Falesie, trazioni e pazienza

di Smaranda Chifu
(pubblicato su Insalita in data 28 ottobre 2020)

Se potessi dire una sola cosa alla me ventenne, è di avere pazienza e soprattutto, quando sembrerà che non ci sia davvero nessuna possibilità, di averne un altro po’, di pazienza. Perché quello, spesso, è il momento chiave.

E in questo l’arrampicata nello specifico, quasi più che l’alpinismo, è stato il miglior strumento che potessi incontrare lungo la mia strada. Perché io la pazienza non ho mai saputo cosa fosse di casa, ho sempre voluto i risultati del mio lavoro subito, le risposte alle mie domande ora e che le cose succedessero quando ne avevo bisogno io.

Arrampicando ho imparato che bisogna avere una specie di profonda fede nel proprio lavoro, che se fatto bene, poi paga, che le risposte spesso arrivano dopo e che le cose succedono quando siamo pronti ad accoglierle non solo quando le vogliamo.

Mettiamola così, non sono un bambino prodigio, ma nemmeno lontanamente. Non lo sono nell’arrampicata, non lo ero quando facevo atletica, non lo ero al liceo, in università, al lavoro. Non c’è mai stato nemmeno una volta in cui mi ricordi che una cosa mi sia semplicemente “venuta bene”. Non sono mai stata negata, sia chiaro, ne sono consapevole, non ho mai fatto schifo e ho sempre avuto un mazzo decente di carte col quale alla fine mi sono giocata bene le mie partire. Eppure un talento, che tale non è, ho capito pian piano di avercelo: la consapevolezza che non ci sia nulla, o quasi, che l’impegno non riesca a colmare.

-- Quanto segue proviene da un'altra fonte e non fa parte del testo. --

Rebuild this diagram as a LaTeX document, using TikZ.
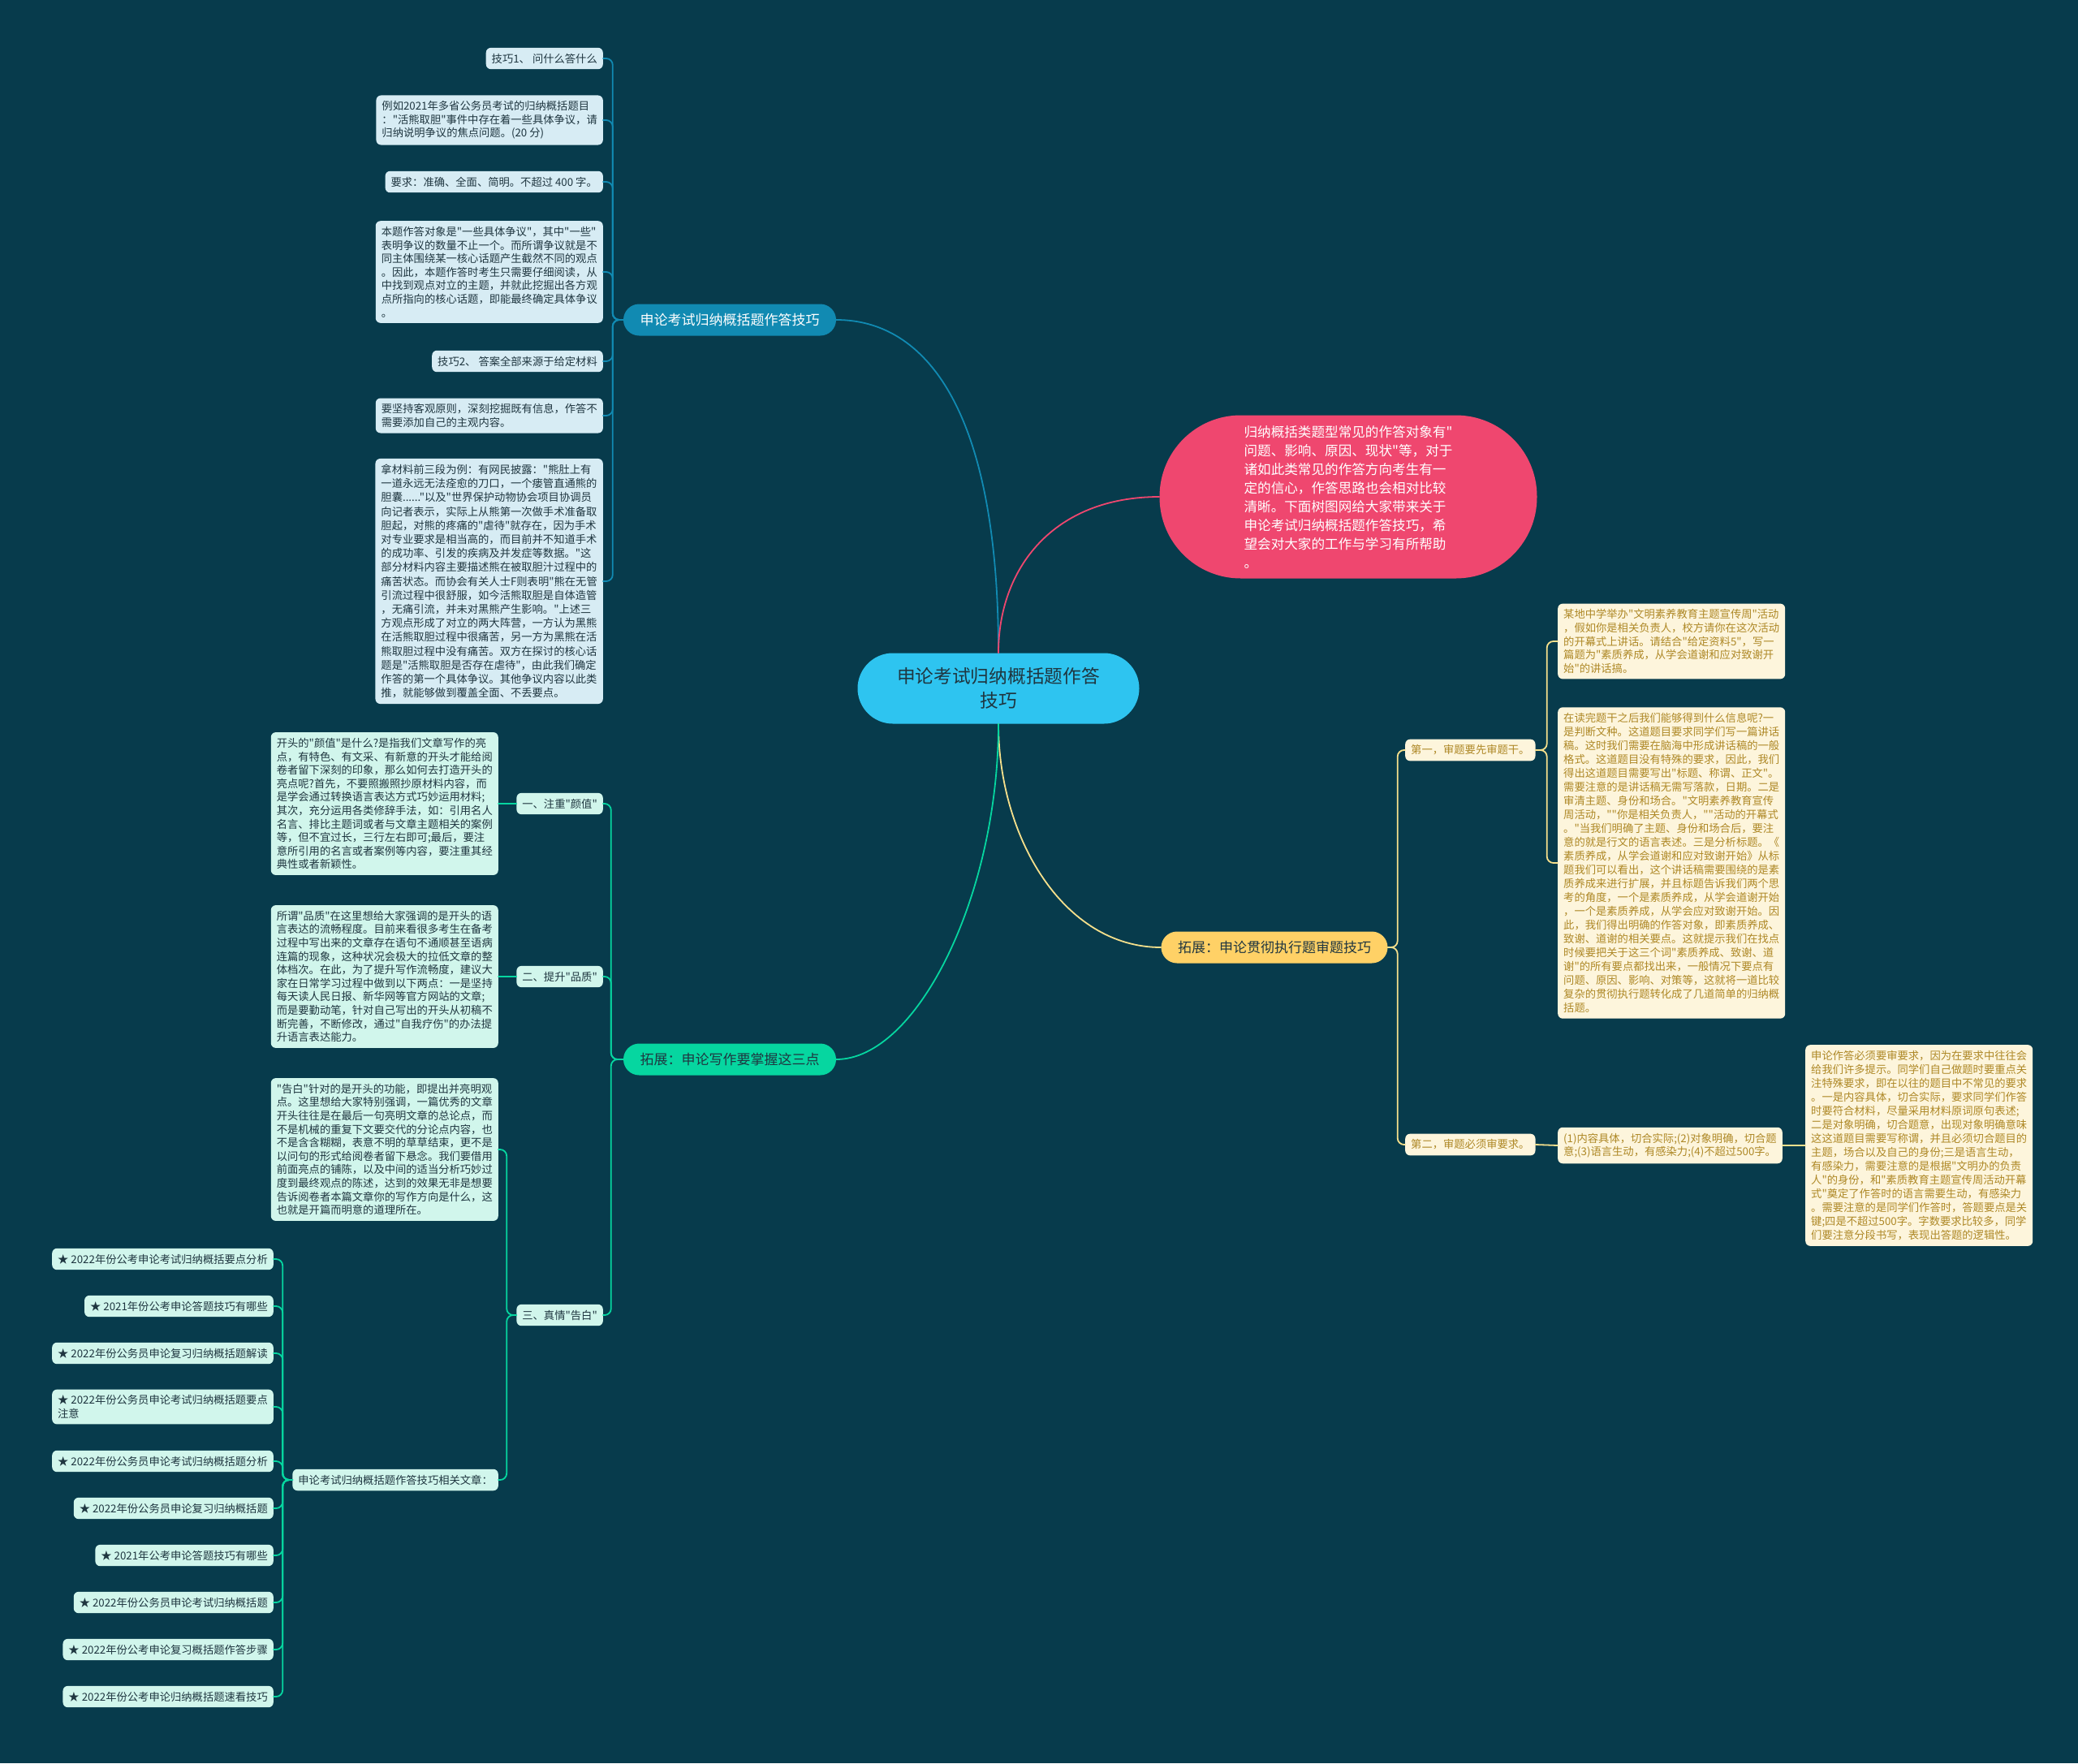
\documentclass[tikz,border=0pt]{standalone}
\usepackage{fontspec}
\setmainfont{Noto Sans CJK SC}[Ligatures=TeXOff]
\usepackage{tikz}
\definecolor{bgdark}{HTML}{073B4C}
\definecolor{ctrfill}{HTML}{2EC4F0}
\definecolor{bluemain}{HTML}{118AB2}
\definecolor{redmain}{HTML}{EF476F}
\definecolor{yellowmain}{HTML}{FFD166}
\definecolor{greenmain}{HTML}{06D6A0}
\definecolor{bluepale}{HTML}{D7ECF4}
\definecolor{greenpale}{HTML}{D1F6EC}
\definecolor{yellowpale}{HTML}{FDF5DC}
\definecolor{yellowtext}{HTML}{AE8826}
\definecolor{yellowline}{HTML}{F6E08C}
\definecolor{darktext}{HTML}{1F3640}

\begin{document}
\begin{tikzpicture}[x=1pt,y=-1pt,line cap=round,
  leaf/.style={rounded corners=6,inner xsep=7,inner ysep=7,align=left,
    font=\fontsize{13.3}{16.6}\selectfont,text=darktext},
  bleaf/.style={leaf,fill=bluepale},
  gleaf/.style={leaf,fill=greenpale},
  yleaf/.style={leaf,fill=yellowpale,text=yellowtext},
  branch/.style={rounded corners=19.5,minimum height=39,inner sep=0,
    font=\fontsize{17}{20}\selectfont},
  bline/.style={draw=bluemain,line width=1.8,rounded corners=8},
  gline/.style={draw=greenmain,line width=1.8,rounded corners=8},
  yline/.style={draw=yellowline,line width=1.8,rounded corners=8}]
\fill[bgdark] (0,0) rectangle (2560,2172);

% centre and main branches
\node[fill=ctrfill,rounded corners=43.5,minimum width=347,minimum height=87,align=center,
  text=darktext,font=\fontsize{22.7}{29.5}\selectfont] (ctr) at (1230,848)
  {申论考试归纳概括题作答\\技巧};
\node[branch,fill=bluemain,text=white,minimum width=262] (bA) at (899,394) {申论考试归纳概括题作答技巧};
\node[fill=redmain,rounded corners=100,minimum width=465,minimum height=201,align=left,
  text=white,font=\fontsize{16.6}{23}\selectfont] (intro) at (1661,612)
  {归纳概括类题型常见的作答对象有"\\问题、影响、原因、现状"等，对于\\诸如此类常见的作答方向考生有一\\定的信心，作答思路也会相对比较\\清晰。下面树图网给大家带来关于\\申论考试归纳概括题作答技巧，希\\望会对大家的工作与学习有所帮助\\。};
\node[branch,fill=yellowmain,text=darktext,minimum width=279] (yb) at (1570,1167) {拓展：申论贯彻执行题审题技巧};
\node[branch,fill=greenmain,text=darktext,minimum width=262] (gb) at (899,1305) {拓展：申论写作要掌握这三点};

\draw[bluemain,line width=1.8] (ctr.north) .. controls +(0,-300) and +(110,0) .. (bA.east);
\draw[redmain,line width=1.8] (ctr.north) .. controls +(0,-105) and +(-130,0) .. (intro.west);
\draw[yellowline,line width=1.8] (ctr.south) .. controls +(0,140) and +(-120,0) .. (yb.west);
\draw[greenmain,line width=1.8] (ctr.south) .. controls +(0,210) and +(100,0) .. (gb.east);

% blue branch
\node[bleaf,anchor=east] (bl1) at (743,72) {技巧1、 问什么答什么};
\node[bleaf,anchor=east] (bl2) at (743,148) {例如2021年多省公务员考试的归纳概括题目\\："活熊取胆"事件中存在着一些具体争议，请\\归纳说明争议的焦点问题。(20 分)};
\node[bleaf,anchor=east] (bl3) at (743,224) {要求：准确、全面、简明。不超过 400 字。};
\node[bleaf,anchor=east] (bl4) at (743,335) {本题作答对象是"一些具体争议"，其中"一些"\\表明争议的数量不止一个。而所谓争议就是不\\同主体围绕某一核心话题产生截然不同的观点\\。因此，本题作答时考生只需要仔细阅读，从\\中找到观点对立的主题，并就此挖掘出各方观\\点所指向的核心话题，即能最终确定具体争议\\。};
\node[bleaf,anchor=east] (bl5) at (743,445) {技巧2、 答案全部来源于给定材料};
\node[bleaf,anchor=east] (bl6) at (743,512) {要坚持客观原则，深刻挖掘既有信息，作答不\\需要添加自己的主观内容。};
\node[bleaf,anchor=east,font=\fontsize{13.3}{17.2}\selectfont] (bl7) at (743,716) {拿材料前三段为例：有网民披露："熊肚上有\\一道永远无法痊愈的刀口，一个瘘管直通熊的\\胆囊......"以及"世界保护动物协会项目协调员\\向记者表示，实际上从熊第一次做手术准备取\\胆起，对熊的疼痛的"虐待"就存在，因为手术\\对专业要求是相当高的，而目前并不知道手术\\的成功率、引发的疾病及并发症等数据。"这\\部分材料内容主要描述熊在被取胆汁过程中的\\痛苦状态。而协会有关人士F则表明"熊在无管\\引流过程中很舒服，如今活熊取胆是自体造管\\，无痛引流，并未对黑熊产生影响。"上述三\\方观点形成了对立的两大阵营，一方认为黑熊\\在活熊取胆过程中很痛苦，另一方为黑熊在活\\熊取胆过程中没有痛苦。双方在探讨的核心话\\题是"活熊取胆是否存在虐待"，由此我们确定\\作答的第一个具体争议。其他争议内容以此类\\推，就能够做到覆盖全面、不丢要点。};
\foreach \n in {1,...,7}
  \draw[bline] (bA.west) -- ++(-13,0) |- (bl\n.east);

% green branch
\node[gleaf,anchor=east] (g1) at (743,990) {一、注重"颜值"};
\node[gleaf,anchor=east] (g2) at (743,1203) {二、提升"品质"};
\node[gleaf,anchor=east] (g3) at (743,1620) {三、真情"告白"};
\node[gleaf,anchor=east] (gt1) at (614,990) {开头的"颜值"是什么?是指我们文章写作的亮\\点，有特色、有文采、有新意的开头才能给阅\\卷者留下深刻的印象，那么如何去打造开头的\\亮点呢?首先，不要照搬照抄原材料内容，而\\是学会通过转换语言表达方式巧妙运用材料;\\其次，充分运用各类修辞手法，如：引用名人\\名言、排比主题词或者与文章主题相关的案例\\等，但不宜过长，三行左右即可;最后，要注\\意所引用的名言或者案例等内容，要注重其经\\典性或者新颖性。};
\node[gleaf,anchor=east] (gt2) at (614,1203) {所谓"品质"在这里想给大家强调的是开头的语\\言表达的流畅程度。目前来看很多考生在备考\\过程中写出来的文章存在语句不通顺甚至语病\\连篇的现象，这种状况会极大的拉低文章的整\\体档次。在此，为了提升写作流畅度，建议大\\家在日常学习过程中做到以下两点：一是坚持\\每天读人民日报、新华网等官方网站的文章;\\而是要勤动笔，针对自己写出的开头从初稿不\\断完善，不断修改，通过"自我疗伤"的办法提\\升语言表达能力。};
\node[gleaf,anchor=east] (gt3) at (614,1416) {"告白"针对的是开头的功能，即提出并亮明观\\点。这里想给大家特别强调，一篇优秀的文章\\开头往往是在最后一句亮明文章的总论点，而\\不是机械的重复下文要交代的分论点内容，也\\不是含含糊糊，表意不明的草草结束，更不是\\以问句的形式给阅卷者留下悬念。我们要借用\\前面亮点的铺陈，以及中间的适当分析巧妙过\\度到最终观点的陈述，达到的效果无非是想要\\告诉阅卷者本篇文章你的写作方向是什么，这\\也就是开篇而明意的道理所在。};
\node[gleaf,anchor=east] (rel) at (614,1823) {申论考试归纳概括题作答技巧相关文章：};
\node[gleaf,anchor=east] (a1) at (337,1551) {★ 2022年份公考申论考试归纳概括要点分析};
\node[gleaf,anchor=east] (a2) at (337,1609) {★ 2021年份公考申论答题技巧有哪些};
\node[gleaf,anchor=east] (a3) at (337,1667) {★ 2022年份公务员申论复习归纳概括题解读};
\node[gleaf,anchor=east] (a4) at (337,1733) {★ 2022年份公务员申论考试归纳概括题要点\\注意};
\node[gleaf,anchor=east] (a5) at (337,1800) {★ 2022年份公务员申论考试归纳概括题分析};
\node[gleaf,anchor=east] (a6) at (337,1858) {★ 2022年份公务员申论复习归纳概括题};
\node[gleaf,anchor=east] (a7) at (337,1916) {★ 2021年公考申论答题技巧有哪些};
\node[gleaf,anchor=east] (a8) at (337,1974) {★ 2022年份公务员申论考试归纳概括题};
\node[gleaf,anchor=east] (a9) at (337,2032) {★ 2022年份公考申论复习概括题作答步骤};
\node[gleaf,anchor=east] (a10) at (337,2090) {★ 2022年份公考申论归纳概括题速看技巧};
\foreach \n in {1,2,3}
  \draw[gline] (gb.west) -- ++(-15,0) |- (g\n.east);
\draw[gline] (g1.west) -- (gt1.east);
\draw[gline] (g2.west) -- (gt2.east);
\draw[gline] (g3.west) -- ++(-12,0) |- (gt3.east);
\draw[gline] (g3.west) -- ++(-12,0) |- (rel.east);
\foreach \n in {1,...,10}
  \draw[gline] (rel.west) -- ++(-12,0) |- (a\n.east);

% yellow branch
\node[yleaf,anchor=west] (y1) at (1731,924) {第一，审题要先审题干。};
\node[yleaf,anchor=west] (y2) at (1731,1410) {第二，审题必须审要求。};
\node[yleaf,anchor=west] (y1a) at (1919,790) {某地中学举办"文明素养教育主题宣传周"活动\\，假如你是相关负责人，校方请你在这次活动\\的开幕式上讲话。请结合"给定资料5"，写一\\篇题为"素质养成，从学会道谢和应对致谢开\\始"的讲话搞。};
\node[yleaf,anchor=west,font=\fontsize{13.3}{17}\selectfont] (y1b) at (1919,1063) {在读完题干之后我们能够得到什么信息呢?一\\是判断文种。这道题目要求同学们写一篇讲话\\稿。这时我们需要在脑海中形成讲话稿的一般\\格式。这道题目没有特殊的要求，因此，我们\\得出这道题目需要写出"标题、称谓、正文"。\\需要注意的是讲话稿无需写落款，日期。二是\\审清主题、身份和场合。"文明素养教育宣传\\周活动，""你是相关负责人，""活动的开幕式\\。"当我们明确了主题、身份和场合后，要注\\意的就是行文的语言表述。三是分析标题。《\\素质养成，从学会道谢和应对致谢开始》从标\\题我们可以看出，这个讲话稿需要围绕的是素\\质养成来进行扩展，并且标题告诉我们两个思\\考的角度，一个是素质养成，从学会道谢开始\\，一个是素质养成，从学会应对致谢开始。因\\此，我们得出明确的作答对象，即素质养成、\\致谢、道谢的相关要点。这就提示我们在找点\\时候要把关于这三个词"素质养成、致谢、道\\谢"的所有要点都找出来，一般情况下要点有\\问题、原因、影响、对策等，这就将一道比较\\复杂的贯彻执行题转化成了几道简单的归纳概\\括题。};
\node[yleaf,anchor=west] (y2a) at (1919,1411) {(1)内容具体，切合实际;(2)对象明确，切合题\\意;(3)语言生动，有感染力;(4)不超过500字。};
\node[yleaf,anchor=west,font=\fontsize{13.3}{17}\selectfont] (y2b) at (2224,1411) {申论作答必须要审要求，因为在要求中往往会\\给我们许多提示。同学们自己做题时要重点关\\注特殊要求，即在以往的题目中不常见的要求\\。一是内容具体，切合实际，要求同学们作答\\时要符合材料，尽量采用材料原词原句表述;\\二是对象明确，切合题意，出现对象明确意味\\这这道题目需要写称谓，并且必须切合题目的\\主题，场合以及自己的身份;三是语言生动，\\有感染力，需要注意的是根据"文明办的负责\\人"的身份，和"素质教育主题宣传周活动开幕\\式"奠定了作答时的语言需要生动，有感染力\\。需要注意的是同学们作答时，答题要点是关\\键;四是不超过500字。字数要求比较多，同学\\们要注意分段书写，表现出答题的逻辑性。};
\draw[yline] (yb.east) -- ++(12,0) |- (y1.west);
\draw[yline] (yb.east) -- ++(12,0) |- (y2.west);
\draw[yline] (y1.east) -- ++(14,0) |- (y1a.west);
\draw[yline] (y1.east) -- ++(14,0) |- (y1b.west);
\draw[yline] (y2.east) -- (y2a.west);
\draw[yline] (y2a.east) -- (y2b.west);
\end{tikzpicture}
\end{document}
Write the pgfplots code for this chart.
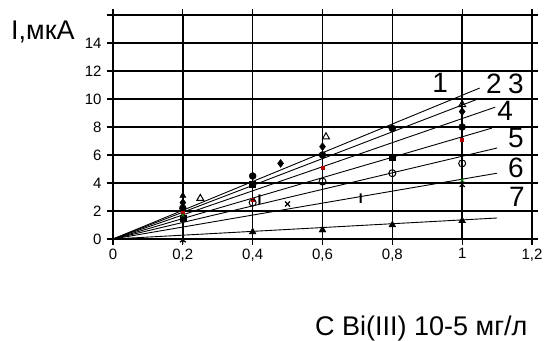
\documentclass[border=0pt]{standalone}
\usepackage{fontspec}
\setmainfont{Liberation Sans}
\usepackage{pgfplots}
\pgfplotsset{compat=1.18}
\begin{document}
\begin{tikzpicture}[x=1pt,y=1pt]
\path[use as bounding box] (0,0) rectangle (546,340);
\begin{axis}[
  at={(113pt,101pt)}, anchor=south west,
  scale only axis, width=419pt, height=224pt,
  xmin=0, xmax=1.2, ymin=0, ymax=16,
  xtick={0,0.2,0.4,0.6,0.8,1,1.2}, ytick={0,2,4,6,8,10,12,14,16},
  xticklabels={0,{0,2},{0,4},{0,6},{0,8},1,{1,2}},
  yticklabels={0,2,4,6,8,10,12,14,{}},
  grid=major, major grid style={black, line width=1.4pt},
  axis line style={black, line width=1.7pt},
  tick style={black, line width=1.3pt}, tick align=outside, major tick length=6pt,
  ticklabel style={font=\fontsize{15}{15}\selectfont},
  yticklabel style={xshift=-2pt},
  clip=false,
]
% regression lines
\addplot[black, line width=0.9pt] coordinates {(0,0) (1.05,10.78)};
\addplot[black, line width=0.9pt] coordinates {(0,0) (1.045,10.0)};
\addplot[black, line width=0.9pt] coordinates {(0,0) (1.095,9.42)};
\addplot[black, line width=0.9pt] coordinates {(0,0) (1.085,7.92)};
\addplot[black, line width=0.9pt] coordinates {(0,0) (1.10,6.5)};
\addplot[black, line width=0.9pt] coordinates {(0,0) (1.10,4.7)};
\addplot[black, line width=0.9pt] coordinates {(0,0) (1.10,1.5)};
% markers
\addplot[only marks, mark=triangle, mark size=4pt, black, line width=1pt] coordinates {(0.25,2.9) (0.61,7.3) (1.0,9.6)};
\addplot[only marks, mark=triangle*, mark size=3.5pt, black] coordinates {(0.2,3.1)};
\addplot[only marks, mark=diamond*, mark size=4pt, black] coordinates {(0.2,2.6) (0.48,5.4) (0.6,6.6) (1.0,9.1)};
\addplot[only marks, mark=*, mark size=3.5pt, black] coordinates {(0.2,2.2) (0.4,4.5) (0.6,6.0) (0.8,7.9) (1.0,8.0)};
\addplot[only marks, mark=square*, mark size=3pt, black] coordinates {(0.2,1.5) (0.4,3.9) (0.8,5.86)};
\addplot[only marks, mark=square*, mark size=1.5pt, red!70!black] coordinates {(0.2,1.9) (0.4,2.8) (0.6,5.1) (1.0,7.1)};
\addplot[only marks, mark=o, mark size=3.5pt, black, line width=1pt] coordinates {(0.4,2.6) (0.6,4.1) (0.8,4.7) (1.0,5.4)};
\addplot[only marks, mark=text, text mark={\fontsize{14}{14}\selectfont\bfseries I}, black] coordinates {(0.42,2.8) (0.71,2.9)};
\addplot[only marks, mark=x, mark size=3.5pt, black, line width=1.2pt] coordinates {(0.5,2.5) (1.0,3.9)};
\addplot[only marks, mark=x, mark size=2pt, green!50!black, line width=0.8pt] coordinates {(0.2,1.7) (1.0,4.2)};
\addplot[only marks, mark=asterisk, mark size=3.5pt, black, line width=1.2pt] coordinates {(0.2,-0.1)};
\addplot[only marks, mark=triangle*, mark size=4pt, black] coordinates {(0.4,0.5) (0.6,0.64) (0.8,1.0) (1.0,1.3)};
% line labels
\node[font=\fontsize{28}{28}\selectfont] at (axis cs:0.937,11.14) {1};
\node[font=\fontsize{28}{28}\selectfont] at (axis cs:1.091,11.07) {2};
\node[font=\fontsize{28}{28}\selectfont] at (axis cs:1.154,11.07) {3};
\node[font=\fontsize{28}{28}\selectfont] at (axis cs:1.123,9.14) {4};
\node[font=\fontsize{28}{28}\selectfont] at (axis cs:1.154,7.21) {5};
\node[font=\fontsize{28}{28}\selectfont] at (axis cs:1.154,5.07) {6};
\node[font=\fontsize{28}{28}\selectfont] at (axis cs:1.157,3.0) {7};
\end{axis}
\node[anchor=base west, inner sep=0pt, font=\fontsize{27}{27}\selectfont] at (315,5) {C Bi(III) 10-5 мг/л};
\node[anchor=base west, inner sep=0pt, font=\fontsize{27}{27}\selectfont] at (11,300) {I,мкА};
\end{tikzpicture}
\end{document}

Falesia. FOTO: Massimo Bursi.

Tutto questo perché dopo una giornata in falesia sono tornata a casa, morta e per gioco e inizialmente, più per stiracchiarmi, mi sono appesa alla sbarra e ho fatto due trazioni. Due trazioni complete, senza scaricare nulla. E per chiunque risulta banale ma io ho iniziato a fare le trazioni scaricando 30 kg, che è quasi metà del mio peso e non ero mai riuscita a farne una decente prima di questa sera. E sono rimasta lì, un po’ inebetita, così, a bruciapelo, per giunta stanca dalla falesia. Falesia dove per altro ho anche provato, per curiosità e da due, un 7a che per la prima volta in vita mia ha avuto perfettamente senso dall’inizio alla fine, imbroccando il passo chiave a vista al punto che il socio, un po’ anche stupito e non certo uno che di 7a ne ha chiusi pochi, mi ha detto che dovrei provarlo.

È un periodo nel quale sto scrivendo poco e scalando molto in falesia e anche con una certa voglia di farlo. Ho visitato un po’ di falesie nuove, come Ceredo Alta e Versasio (quest’ultima per altro credo si meriterà un articolo a parte perché è nato un amore, davvero bellissimi i tiri) e sono tornata in alcune già visitate. In realtà qualche tiro me lo sono portato a casa ma sono più i cantieri che ho aperto in tutte le falesie dove sono andata recentemente. Però sono cantieri che non avrei mai nemmeno immaginato. È come se sentissi che tiri che prima erano assolutamente sinonimo di morte sicura, un pochino ora sono possibili, hanno iniziato ad avere senso, quei movimenti che prima mi risultavano talmente impossibili da non riuscire ad impostarli, ora iniziano ad avere un significato. Eppure manca ancora qualcosa, per molti dei tiri che ho in mente manca ancora un piccolo passo, che magari non farò nemmeno quest’inverno e dovrò aspettare ancora, ma sentirli a volte così vicini, averceli in testa, ricordarne i movimenti e le prese, è un viaggio che pian piano, ho imparato a godermi.

E quel qualcosa che manca so perfettamente cos’è: la pazienza. Aspettare che le cose succedano, senza forzarle, è qualcosa per cui non sarò mai abbastanza grata all’arrampicata.

Falesia. FOTO: Enrico Veronese.

L’arrampicata è uno sport lento, lentissimo e che richiede un’immensa caparbietà e capacità di riprovare, è uno sport dove le soddisfazioni stanno alle palate sui denti tipo 1 a 10 e soprattutto è uno sport dove c’è un segreto magico, una pozione incredibile, qualcosa di impensabile: bisogna scalare, tanto e allenarsi, ancora di più. Fine dei segreti. Poi certo, ci sono quelli che nel giro di sei mesi fanno il 6c, io ci ho messo due anni per chiuderne uno. È che per me il 6c è stato come la prima trazione, io so quanto ho dovuto crederci, anche quando avevo smesso di crederci.

Ma di cosa stiamo parlando? In fondo questo altro non è … che uno sport.